INFORMATION SUPPLIED -
---------------
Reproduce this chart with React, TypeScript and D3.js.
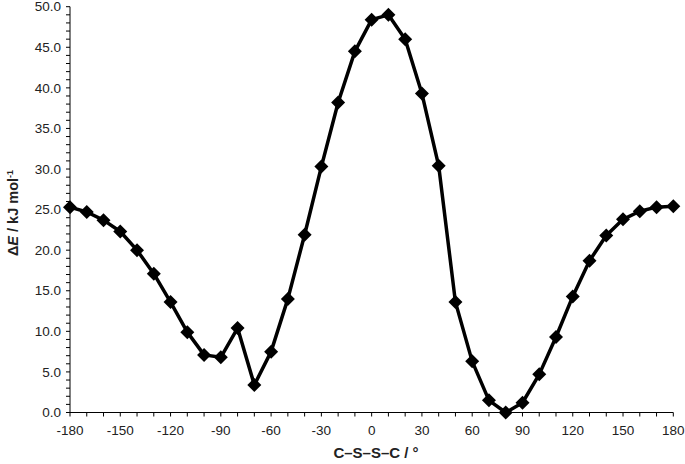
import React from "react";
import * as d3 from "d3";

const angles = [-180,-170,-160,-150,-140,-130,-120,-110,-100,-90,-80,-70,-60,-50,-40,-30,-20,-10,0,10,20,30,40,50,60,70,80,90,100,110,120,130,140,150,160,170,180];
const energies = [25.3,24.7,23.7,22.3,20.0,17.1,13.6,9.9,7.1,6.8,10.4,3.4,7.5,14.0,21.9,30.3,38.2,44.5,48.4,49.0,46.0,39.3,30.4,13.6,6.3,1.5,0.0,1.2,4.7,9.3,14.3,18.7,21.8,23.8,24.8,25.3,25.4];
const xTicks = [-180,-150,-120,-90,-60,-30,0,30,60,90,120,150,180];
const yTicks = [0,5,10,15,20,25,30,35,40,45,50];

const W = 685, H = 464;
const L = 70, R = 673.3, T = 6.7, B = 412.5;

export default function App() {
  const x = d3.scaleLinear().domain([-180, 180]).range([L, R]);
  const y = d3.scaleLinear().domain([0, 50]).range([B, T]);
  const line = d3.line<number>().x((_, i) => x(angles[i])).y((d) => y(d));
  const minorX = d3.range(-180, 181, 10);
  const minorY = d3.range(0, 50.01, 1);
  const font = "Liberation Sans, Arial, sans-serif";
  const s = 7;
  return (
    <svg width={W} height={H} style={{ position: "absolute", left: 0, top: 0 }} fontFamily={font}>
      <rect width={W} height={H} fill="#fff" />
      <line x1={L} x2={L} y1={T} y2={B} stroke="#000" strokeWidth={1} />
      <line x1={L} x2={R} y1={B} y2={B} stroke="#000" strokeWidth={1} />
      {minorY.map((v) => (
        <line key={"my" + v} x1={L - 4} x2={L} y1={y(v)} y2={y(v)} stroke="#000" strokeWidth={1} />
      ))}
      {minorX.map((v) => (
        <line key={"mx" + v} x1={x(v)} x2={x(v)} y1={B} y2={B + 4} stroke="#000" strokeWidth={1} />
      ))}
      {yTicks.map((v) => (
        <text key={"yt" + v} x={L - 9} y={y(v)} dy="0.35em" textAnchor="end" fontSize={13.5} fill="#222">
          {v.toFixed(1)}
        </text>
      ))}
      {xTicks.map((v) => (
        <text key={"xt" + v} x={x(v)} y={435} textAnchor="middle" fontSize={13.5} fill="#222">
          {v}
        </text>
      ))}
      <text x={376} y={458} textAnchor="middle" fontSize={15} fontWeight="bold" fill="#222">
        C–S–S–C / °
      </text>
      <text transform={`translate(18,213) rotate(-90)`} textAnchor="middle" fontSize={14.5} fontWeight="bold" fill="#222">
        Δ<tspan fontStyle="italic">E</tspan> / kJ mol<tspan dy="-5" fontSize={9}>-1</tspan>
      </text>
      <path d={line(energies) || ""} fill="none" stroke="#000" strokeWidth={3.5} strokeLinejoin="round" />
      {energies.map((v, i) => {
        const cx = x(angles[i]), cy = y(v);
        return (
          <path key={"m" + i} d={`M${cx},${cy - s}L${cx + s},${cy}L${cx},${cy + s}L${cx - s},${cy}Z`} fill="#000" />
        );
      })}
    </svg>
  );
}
---------------
Repeat only what lies between the start of the data and the end of the line containing "const L = 70, R = 673.3, T = 6.7, B = 412.5;", exactly, with pictures left out.

Reproduce this chart with React, TypeScript and D3.js.
import React from "react";
import * as d3 from "d3";

const angles = [-180,-170,-160,-150,-140,-130,-120,-110,-100,-90,-80,-70,-60,-50,-40,-30,-20,-10,0,10,20,30,40,50,60,70,80,90,100,110,120,130,140,150,160,170,180];
const energies = [25.3,24.7,23.7,22.3,20.0,17.1,13.6,9.9,7.1,6.8,10.4,3.4,7.5,14.0,21.9,30.3,38.2,44.5,48.4,49.0,46.0,39.3,30.4,13.6,6.3,1.5,0.0,1.2,4.7,9.3,14.3,18.7,21.8,23.8,24.8,25.3,25.4];
const xTicks = [-180,-150,-120,-90,-60,-30,0,30,60,90,120,150,180];
const yTicks = [0,5,10,15,20,25,30,35,40,45,50];

const W = 685, H = 464;
const L = 70, R = 673.3, T = 6.7, B = 412.5;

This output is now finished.